MATT WELCH: What Beer Deregulation Can Teach Us.
I personally find it particularly meaningful that government and industry and (I presume) anti-drinking scolds colluded to criminalize a behavior that wasn’t just victimless, but downright awesome; and that the removal of that appalling bit of illiberal nannyism helped usher in a phenomenon I would have bet the house against two decades ago: a thriving and variegated American industry of delicious beermaking.
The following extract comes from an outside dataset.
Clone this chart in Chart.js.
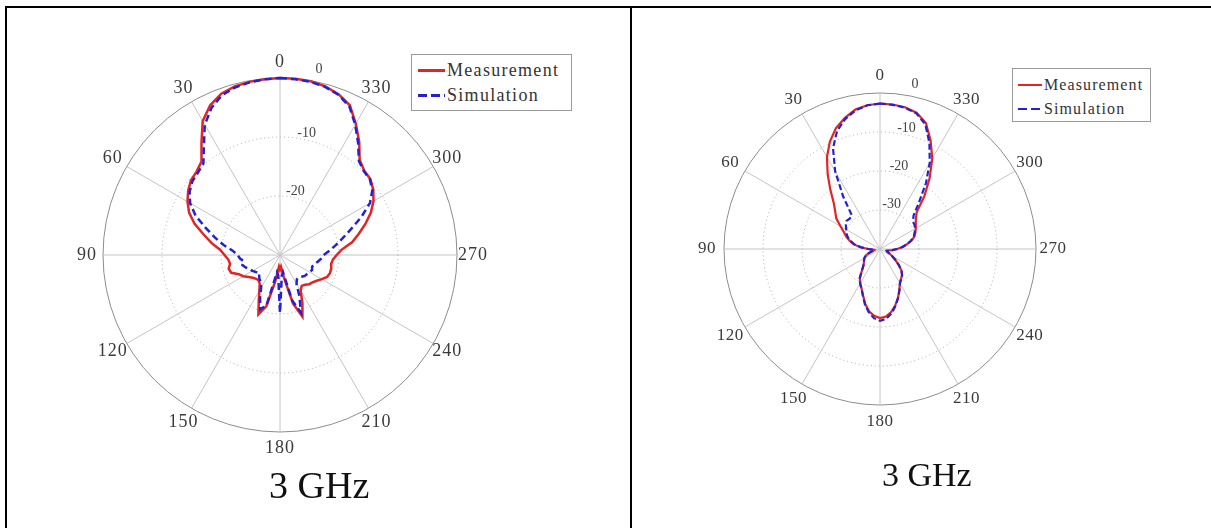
<!DOCTYPE html>
<html>
<head>
<meta charset="utf-8">
<script src="https://cdn.jsdelivr.net/npm/chart.js@4.4.1/dist/chart.umd.min.js"></script>
<style>
  body { margin: 0; background: #fff; width: 1211px; height: 528px; position: relative; overflow: hidden; }
  .rule { position: absolute; background: #000; }
  canvas { position: absolute; }
  .legend { position: absolute; background: #fff; border: 1px solid #9a9a9a; box-sizing: border-box;
            font-family: "Liberation Serif", "Times New Roman", serif; color: #333; }
  .legend .row { display: flex; align-items: center; white-space: nowrap; }
  .legend .sample { display: inline-block; margin-right: 2px; }
  .caption { position: absolute; font-family: "Liberation Serif", "Times New Roman", serif; color: #111; white-space: nowrap; }
</style>
</head>
<body>
<div class="rule" style="left:5px;top:6px;width:1206px;height:2px"></div>
<div class="rule" style="left:5px;top:6px;width:2px;height:522px"></div>
<div class="rule" style="left:630px;top:6px;width:2px;height:522px"></div>

<canvas id="leftChart" width="623" height="520" style="left:7px;top:8px"></canvas>
<canvas id="rightChart" width="578" height="520" style="left:633px;top:8px"></canvas>

<div class="legend" id="leftLegend" style="left:411px;top:54px;width:161px;height:57px;padding:3px 0 0 6px;font-size:18px;letter-spacing:1.3px"></div>
<div class="legend" id="rightLegend" style="left:1012px;top:68px;width:139px;height:54px;padding:4px 0 0 5px;font-size:16px;letter-spacing:1.1px"></div>

<div class="caption" style="left:269px;top:466px;font-size:38px;line-height:38px">3 GHz</div>
<div class="caption" style="left:882px;top:458px;font-size:34px;line-height:34px">3 GHz</div>

<script>
// angles in degrees, counter-clockwise from the top (0 = up, 90 = left)
const angles = [0, 5, 10, 15, 20, 25, 30, 35, 40, 45, 50, 55, 60, 65, 70, 75, 80, 85,
  90, 95, 100, 105, 110, 115, 120, 125, 130, 135, 140, 145, 150, 155, 160, 165, 170, 175,
  180, 185, 190, 195, 200, 205, 210, 215, 220, 225, 230, 235, 240, 245, 250, 255, 260, 265,
  270, 275, 280, 285, 290, 295, 300, 305, 310, 315, 320, 325, 330, 335, 340, 345, 350, 355];
const angleLabels = [0, 30, 60, 90, 120, 150, 180, 210, 240, 270, 300, 330];

// left plot, dB
const leftMeasured = [0, -0.1, -0.2, -0.4, -0.9, -2.0, -3.8, -6.8, -9.3, -10.0, -10.3, -11.0,
  -11.9, -13.0, -14.6, -16.6, -18.2, -19.8, -20.6, -21.2, -21.4, -21.0, -21.2, -22.3,
  -22.8, -23.5, -24.0, -24.3, -24.4, -24.0, -23.0, -21.5, -19.3, -21.0, -25.5, -28.0,
  -27.5, -28.0, -26.0, -21.5, -18.9, -21.0, -23.0, -23.6, -23.4, -23.0, -22.8, -22.4,
  -21.8, -21.2, -21.0, -21.0, -21.2, -21.0, -20.4, -19.5, -17.6, -16.2, -14.6, -13.0,
  -11.7, -10.7, -10.0, -9.8, -9.0, -6.6, -4.3, -2.0, -1.0, -0.4, -0.1, 0];
const leftSimulated = [0, -0.1, -0.3, -0.6, -1.2, -2.5, -4.5, -7.5, -9.8, -10.3, -10.6, -11.3,
  -12.4, -14.2, -16.6, -18.6, -20.3, -22.0, -22.8, -23.2, -23.8, -23.4, -23.8, -24.3,
  -24.6, -25.0, -25.4, -25.0, -24.6, -24.4, -23.6, -22.0, -20.2, -21.2, -27.0, -26.5,
  -20.2, -26.5, -27.0, -22.0, -19.6, -22.2, -24.4, -25.0, -25.0, -24.8, -24.5, -24.4,
  -24.2, -24.0, -24.2, -24.0, -23.5, -23.0, -22.6, -21.6, -20.4, -19.0, -17.2, -14.8,
  -12.4, -10.9, -10.1, -9.9, -9.2, -6.9, -4.5, -2.2, -1.1, -0.5, -0.2, -0.1];
const leftTicks = [-30, -20, -10, 0];

// right plot, dB
const rightMeasured = [-2.7, -3.0, -3.7, -5.2, -7.0, -9.6, -12.8, -16.6, -20.2, -23.2, -25.0, -26.3,
  -28.3, -29.8, -30.8, -32.0, -33.2, -35.0, -37.0, -38.2, -38.5, -38.0, -37.0, -36.0,
  -35.4, -35.0, -34.6, -34.0, -32.8, -31.0, -29.8, -28.8, -27.3, -25.4, -23.8, -22.8,
  -22.3, -22.6, -23.6, -25.0, -26.6, -28.3, -29.8, -30.6, -31.2, -32.2, -33.8, -35.3,
  -36.5, -37.4, -38.0, -38.2, -37.8, -36.8, -35.6, -34.2, -33.0, -31.6, -30.6, -30.0,
  -29.4, -28.8, -28.0, -26.7, -22.3, -17.8, -13.2, -9.3, -5.6, -3.8, -3.1, -2.8];
const rightSimulated = [-2.7, -3.0, -3.9, -5.5, -7.8, -11.5, -17.0, -23.5, -28.8, -29.0, -28.8, -29.3,
  -30.0, -30.5, -31.2, -32.2, -33.4, -35.2, -37.0, -38.2, -38.5, -38.0, -37.0, -36.0,
  -35.4, -35.0, -34.6, -34.0, -32.8, -31.0, -29.8, -28.8, -27.2, -25.2, -23.5, -22.2,
  -21.6, -22.0, -23.2, -24.8, -26.5, -28.2, -29.8, -30.6, -31.2, -32.2, -33.8, -35.3,
  -36.5, -37.4, -38.0, -38.2, -37.8, -36.8, -35.6, -34.2, -33.0, -31.8, -30.8, -30.2,
  -29.6, -29.2, -29.0, -27.8, -24.5, -19.5, -14.5, -10.0, -6.0, -4.0, -3.2, -2.9];
const rightTicks = [-40, -30, -20, -10, 0];

const RED = 'rgb(226,36,36)';
const BLUE = 'rgb(34,34,212)';

// radar goes clockwise, the plot goes counter-clockwise: walk the arrays backwards
const order = angles.map((a, i) => (angles.length - i) % angles.length);
const reorder = arr => order.map(k => arr[k]);

const polarText = {
  id: 'polarText',
  beforeDatasetsDraw(chart, args, opts) {
    const r = chart.scales.r;
    const ctx = chart.ctx;
    ctx.save();
    ctx.font = opts.tickFont;
    ctx.fillStyle = '#444';
    ctx.textAlign = 'center';
    ctx.textBaseline = 'middle';
    opts.ticks.forEach(v => {
      if (v === r.min) return;
      const gap = v === r.max ? opts.outerGap : opts.tickGap;
      const p = r.getPointPosition(0, r.getDistanceFromCenterForValue(v) + gap, opts.tickAngle * Math.PI / 180);
      ctx.fillText(String(v), p.x + 3, p.y);
    });
    ctx.restore();
  },
  afterDatasetsDraw(chart, args, opts) {
    const r = chart.scales.r;
    const ctx = chart.ctx;
    const labels = chart.data.labels;
    ctx.save();
    ctx.font = opts.labelFont;
    ctx.letterSpacing = opts.spacing;
    ctx.fillStyle = '#3a3a3a';
    ctx.textAlign = 'center';
    ctx.textBaseline = 'middle';
    angleLabels.forEach(a => {
      const p = r.getPointPosition(labels.indexOf(a), r.drawingArea + opts.labelPad);
      ctx.fillText(String(a), p.x, p.y);
    });
    ctx.restore();
  }
};

function makePolar(id, measured, simulated, ticks, look) {
  return new Chart(document.getElementById(id), {
    type: 'radar',
    data: {
      labels: reorder(angles),
      datasets: [{
        label: 'Measurement',
        data: reorder(measured),
        borderColor: RED,
        borderWidth: look.width,
        fill: false,
        order: 2
      }, {
        label: 'Simulation',
        data: reorder(simulated),
        borderColor: BLUE,
        borderWidth: look.width,
        borderDash: look.dash,
        fill: false,
        order: 1
      }]
    },
    options: {
      responsive: false,
      animation: false,
      layout: { padding: look.padding },
      elements: { point: { radius: 0 }, line: { tension: 0 } },
      plugins: {
        legend: { display: false },
        tooltip: { enabled: false },
        polarText: {
          ticks: ticks,
          tickFont: look.tickFont,
          tickGap: 6,
          outerGap: 12,
          tickAngle: 11,
          labelFont: look.labelFont,
          spacing: look.spacing,
          labelPad: look.labelPad
        }
      },
      scales: {
        r: {
          min: ticks[0],
          max: ticks[ticks.length - 1],
          startAngle: 0,
          ticks: { display: false, stepSize: 10 },
          pointLabels: { display: false },
          grid: {
            circular: true,
            color: c => c.tick && c.tick.value === ticks[ticks.length - 1] ? '#8c8c8c' : '#a8a8a8',
            lineWidth: 1
          },
          border: {
            dash: c => c.tick && c.tick.value === ticks[ticks.length - 1] ? [] : [1, 3]
          },
          angleLines: {
            color: '#c4c4c4',
            lineWidth: c => angleLabels.includes(c.label) ? 1 : 0
          }
        }
      }
    },
    plugins: [polarText]
  });
}

function buildLegend(chart, boxId, sampleW, rowH, lineW) {
  const box = document.getElementById(boxId);
  chart.data.datasets.forEach(ds => {
    const row = document.createElement('div');
    row.className = 'row';
    row.style.height = rowH + 'px';
    const sample = document.createElement('span');
    sample.className = 'sample';
    sample.style.width = sampleW + 'px';
    sample.style.height = lineW + 'px';
    sample.style.background = ds.borderDash
      ? 'repeating-linear-gradient(to right, ' + ds.borderColor + ' 0 9px, transparent 9px 13px)'
      : ds.borderColor;
    const text = document.createElement('span');
    text.textContent = ds.label;
    row.appendChild(sample);
    row.appendChild(text);
    box.appendChild(row);
  });
}

const leftChart = makePolar('leftChart', leftMeasured, leftSimulated, leftTicks, {
  width: 2.5, dash: [7, 4],
  padding: { left: 96, top: 70, right: 173, bottom: 96 },
  tickFont: '14px "Liberation Serif", serif',
  labelFont: '18px "Liberation Serif", serif', spacing: '1px', labelPad: 16
});
const rightChart = makePolar('rightChart', rightMeasured, rightSimulated, rightTicks, {
  width: 2.2, dash: [6, 3],
  padding: { left: 91, top: 85, right: 175, bottom: 123 },
  tickFont: '14px "Liberation Serif", serif',
  labelFont: '17px "Liberation Serif", serif', spacing: '0.5px', labelPad: 17
});

buildLegend(leftChart, 'leftLegend', 27, 25, 2.5);
buildLegend(rightChart, 'rightLegend', 24, 24, 2.2);
</script>
</body>
</html>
And given that, what’s wrong with making deregulation a “starting point”? Imagine for a crazy moment a world in which the default expectation would be for government not to flop its grotesque belly onto the forehead of various industries, not to meddle in the affairs of pre-pubescent drink vendors, not to redistribute $20 billion a year (give or take) of our money to mostly well-heeled agriculture companies just to make sure they don’t face competition from poor people. I’m not talking about no regulation here, but rather the idea that if such-and-such activity isn’t hurting anybody it shouldn’t be subject to governmental micro-managing, license-imposing, winner-picking, and even arrest.
Indeed. Read the whole thing. And there’s also this: “Did you hear about the guy who got arrested after a government sting operation revealed he was giving free rides to folks who were drinking to keep them from drunk driving? . . . Barney Frank likes to say that ‘government’ is just the name for ‘the things we choose to do together.’ That pleasant description somehow doesn’t ring true here.”